The first part isn't a surprise but I'm still trying to understand the second part about a dream Hosoda's kid had. Look, it makes sense that Hosoda's four year old would be jealous of the new sibling but did the dream come later when Hosoda's child was older? Otherwise, it diverges from being precocious to outright supernatural... even a four year old describing a dream to their parent where they are middle school age would be weird. In the movie with the two POVs/identities combined, a lot is lost since Hosoda hand waved the two different mind sets into one life lesson... for a four year old.

Hosoda wanted the jealousy angle so Kun had to be young but I just can't see a four year old appreciating or even understanding anything that happens to him in the movie though I could see it work for a ten year old.

And to think that a few minutes ago, I remembered nothing about this movie, not even watching it.

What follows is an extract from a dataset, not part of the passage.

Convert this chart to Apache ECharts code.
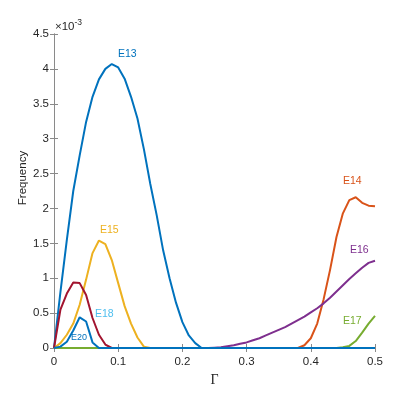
<!DOCTYPE html>
<html>
<head>
<meta charset="utf-8">
<script src="https://cdn.jsdelivr.net/npm/echarts@6/dist/echarts.min.js"></script>
<style>
html, body { margin: 0; padding: 0; background: #fff; }
#main { width: 399px; height: 399px; }
</style>
</head>
<body>
<div id="main"></div>
<script>
// Gamma sample points
var gamma = [0, 0.01, 0.02, 0.03, 0.04, 0.05, 0.06, 0.07, 0.08, 0.09,
    0.10, 0.11, 0.12, 0.13, 0.14, 0.15, 0.16, 0.17, 0.18, 0.19,
    0.20, 0.21, 0.22, 0.23, 0.24, 0.25, 0.26, 0.27, 0.28, 0.29,
    0.30, 0.31, 0.32, 0.33, 0.34, 0.35, 0.36, 0.37, 0.38, 0.39,
    0.40, 0.41, 0.42, 0.43, 0.44, 0.45, 0.46, 0.47, 0.48, 0.49, 0.50];

// frequencies, in units of 1e-3
var e13 = [0, 0.80, 1.55, 2.25, 2.76, 3.24, 3.60, 3.85, 4.00, 4.07,
    4.02, 3.86, 3.60, 3.29, 2.85, 2.35, 1.90, 1.40, 1.00, 0.65,
    0.37, 0.18, 0.07, 0, 0, 0, 0, 0, 0, 0,
    0, 0, 0, 0, 0, 0, 0, 0, 0, 0,
    0, 0, 0, 0, 0, 0, 0, 0, 0, 0, 0];
var e14 = [0, 0, 0, 0, 0, 0, 0, 0, 0, 0,
    0, 0, 0, 0, 0, 0, 0, 0, 0, 0,
    0, 0, 0, 0, 0, 0, 0, 0, 0, 0,
    0, 0, 0, 0, 0, 0, 0, 0, 0, 0.04,
    0.14, 0.35, 0.70, 1.12, 1.59, 1.93, 2.12, 2.16, 2.08, 2.04, 2.03];
var e15 = [0, 0.07, 0.19, 0.35, 0.62, 0.98, 1.36, 1.54, 1.49, 1.26,
    0.93, 0.60, 0.35, 0.15, 0.02, 0, 0, 0, 0, 0,
    0, 0, 0, 0, 0, 0, 0, 0, 0, 0,
    0, 0, 0, 0, 0, 0, 0, 0, 0, 0,
    0, 0, 0, 0, 0, 0, 0, 0, 0, 0, 0];
var e16 = [0, 0, 0, 0, 0, 0, 0, 0, 0, 0,
    0, 0, 0, 0, 0, 0, 0, 0, 0, 0,
    0, 0, 0, 0, 0, 0.005, 0.01, 0.025, 0.04, 0.06,
    0.08, 0.11, 0.14, 0.18, 0.22, 0.26, 0.30, 0.35, 0.40, 0.45,
    0.51, 0.57, 0.64, 0.72, 0.81, 0.90, 0.99, 1.07, 1.15, 1.22, 1.25];
var e17 = [0, 0, 0, 0, 0, 0, 0, 0, 0, 0,
    0, 0, 0, 0, 0, 0, 0, 0, 0, 0,
    0, 0, 0, 0, 0, 0, 0, 0, 0, 0,
    0, 0, 0, 0, 0, 0, 0, 0, 0, 0,
    0, 0, 0, 0, 0, 0.01, 0.03, 0.10, 0.22, 0.35, 0.46];
var e18 = [0, 0, 0, 0, 0, 0, 0, 0, 0, 0,
    0, 0, 0, 0, 0, 0, 0, 0, 0, 0,
    0, 0, 0, 0, 0, 0, 0, 0, 0, 0,
    0, 0, 0, 0, 0, 0, 0, 0, 0, 0,
    0, 0, 0, 0, 0, 0, 0, 0, 0, 0, 0];
var e19 = [0, 0.55, 0.78, 0.94, 0.93, 0.76, 0.43, 0.19, 0.05, 0,
    0, 0, 0, 0, 0, 0, 0, 0, 0, 0,
    0, 0, 0, 0, 0, 0, 0, 0, 0, 0,
    0, 0, 0, 0, 0, 0, 0, 0, 0, 0,
    0, 0, 0, 0, 0, 0, 0, 0, 0, 0, 0];
var e20 = [0, 0.02, 0.09, 0.25, 0.44, 0.38, 0.08, 0, 0, 0,
    0, 0, 0, 0, 0, 0, 0, 0, 0, 0,
    0, 0, 0, 0, 0, 0, 0, 0, 0, 0,
    0, 0, 0, 0, 0, 0, 0, 0, 0, 0,
    0, 0, 0, 0, 0, 0, 0, 0, 0, 0, 0];

var xTicks = [0, 0.1, 0.2, 0.3, 0.4, 0.5];
var yTicks = [0, 0.5, 1, 1.5, 2, 2.5, 3, 3.5, 4, 4.5];

// drawing order matters: green E17 sits on the blue ones near 0, E20 covers the rest of the floor
var seriesList = [
    { name: 'E13', data: e13, color: '#0072BD' },
    { name: 'E14', data: e14, color: '#D95319' },
    { name: 'E15', data: e15, color: '#EDB120' },
    { name: 'E16', data: e16, color: '#7E2F8E' },
    { name: 'E18', data: e18, color: '#4DBEEE' },
    { name: 'E19', data: e19, color: '#A2142F' },
    { name: 'E17', data: e17, color: '#77AC30' },
    { name: 'E20', data: e20, color: '#0072BD' }
];

// --------------------------------------------------------------------------------------------------------------------
function toPairs(values) {
    var out = [];
    for (var i = 0; i < gamma.length; i++) {
        out.push([gamma[i], values[i]]);
    }
    return out;
}

var axisGray = '#8a8a8a';
var textGray = '#262626';
var font = '"Liberation Sans", Arial, sans-serif';

function fmt(v) {
    return String(parseFloat(v.toFixed(2)));
}

var series = seriesList.map(function (s, i) {
    return {
        name: s.name,
        type: 'line',
        data: toPairs(s.data),
        symbol: 'none',
        z: 2 + i,
        lineStyle: { color: s.color, width: 2 },
        itemStyle: { color: s.color },
        animation: false
    };
});

function label(text, x, y, color, size) {
    return {
        type: 'text', left: x, top: y, z: 20,
        style: { text: text, fontFamily: font, fontSize: size || 10.5, fill: color }
    };
}

var chart = echarts.init(document.getElementById('main'));
chart.setOption({
    animation: false,
    grid: { left: 54, right: 24, top: 34, bottom: 51, containLabel: false },
    xAxis: [{
        type: 'value', min: xTicks[0], max: xTicks[xTicks.length - 1], interval: 0.1,
        name: '\u0393', nameLocation: 'middle', nameGap: 24,
        nameTextStyle: { fontFamily: '"Liberation Serif", "Times New Roman", serif', fontSize: 14, color: textGray },
        axisLine: { lineStyle: { color: axisGray, width: 1 } },
        axisTick: { inside: true, length: 4, lineStyle: { color: axisGray } },
        axisLabel: { color: textGray, fontFamily: font, fontSize: 11.5, margin: 8, formatter: fmt },
        splitLine: { show: false }
    }, {
        type: 'value', position: 'top', min: 0, max: 0.5, interval: 0.1,
        axisLine: { show: true, lineStyle: { color: axisGray, width: 1 } },
        axisTick: { inside: true, length: 4, lineStyle: { color: axisGray } },
        axisLabel: { show: false },
        splitLine: { show: false }
    }],
    yAxis: [{
        type: 'value', min: yTicks[0], max: yTicks[yTicks.length - 1], interval: 0.5,
        axisLine: { show: true, lineStyle: { color: axisGray, width: 1 } },
        axisTick: { show: true, inside: true, length: 4, lineStyle: { color: axisGray } },
        axisLabel: { color: textGray, fontFamily: font, fontSize: 11.5, margin: 5, formatter: fmt },
        splitLine: { show: false }
    }, {
        type: 'value', position: 'right', min: 0, max: 4.5, interval: 0.5,
        axisLine: { show: true, lineStyle: { color: axisGray, width: 1 } },
        axisTick: { show: true, inside: true, length: 4, lineStyle: { color: axisGray } },
        axisLabel: { show: false },
        splitLine: { show: false }
    }],
    series: series,
    graphic: [
        {
            type: 'text', x: 23, y: 178, rotation: Math.PI / 2, z: 20,
            style: { text: 'Frequency', fontFamily: font, fontSize: 11.5, fill: textGray, align: 'center', verticalAlign: 'middle' }
        },
        {
            type: 'text', left: 55, top: 18, z: 20,
            style: {
                text: '{a|\u00d710}{b|-3}',
                rich: {
                    a: { fontFamily: font, fontSize: 11.5, fill: textGray, verticalAlign: 'bottom', lineHeight: 14 },
                    b: { fontFamily: font, fontSize: 8.5, fill: textGray, verticalAlign: 'top', padding: [0, 0, 6, 0] }
                }
            }
        },
        label('E13', 118, 49, '#0072BD'),
        label('E14', 343, 176, '#D95319'),
        label('E15', 100, 225, '#EDB120'),
        label('E16', 350, 245, '#7E2F8E'),
        label('E17', 343, 316, '#77AC30'),
        label('E18', 95, 309, '#4DBEEE'),
        label('E20', 71, 333, '#0072BD', 9)
    ]
});
</script>
</body>
</html>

Number of Hosoda films I've liked: 0
Number I've seen: 4.
Number I've owned but sold: 2, Wolf Children and the Girl Who Leapt Through Time. If Wolf Children was actually about what everyone who loves it say it was about, it would have been good but it's about a very specific time in the lives of the Wolf Children... after montaging away years to get there, years I would rather have watched instead. I liked the Girl Who Leapt Through Time at first but I watched it three times and with each viewing, its plot elements got quieter while its truly awful sexual politics got louder.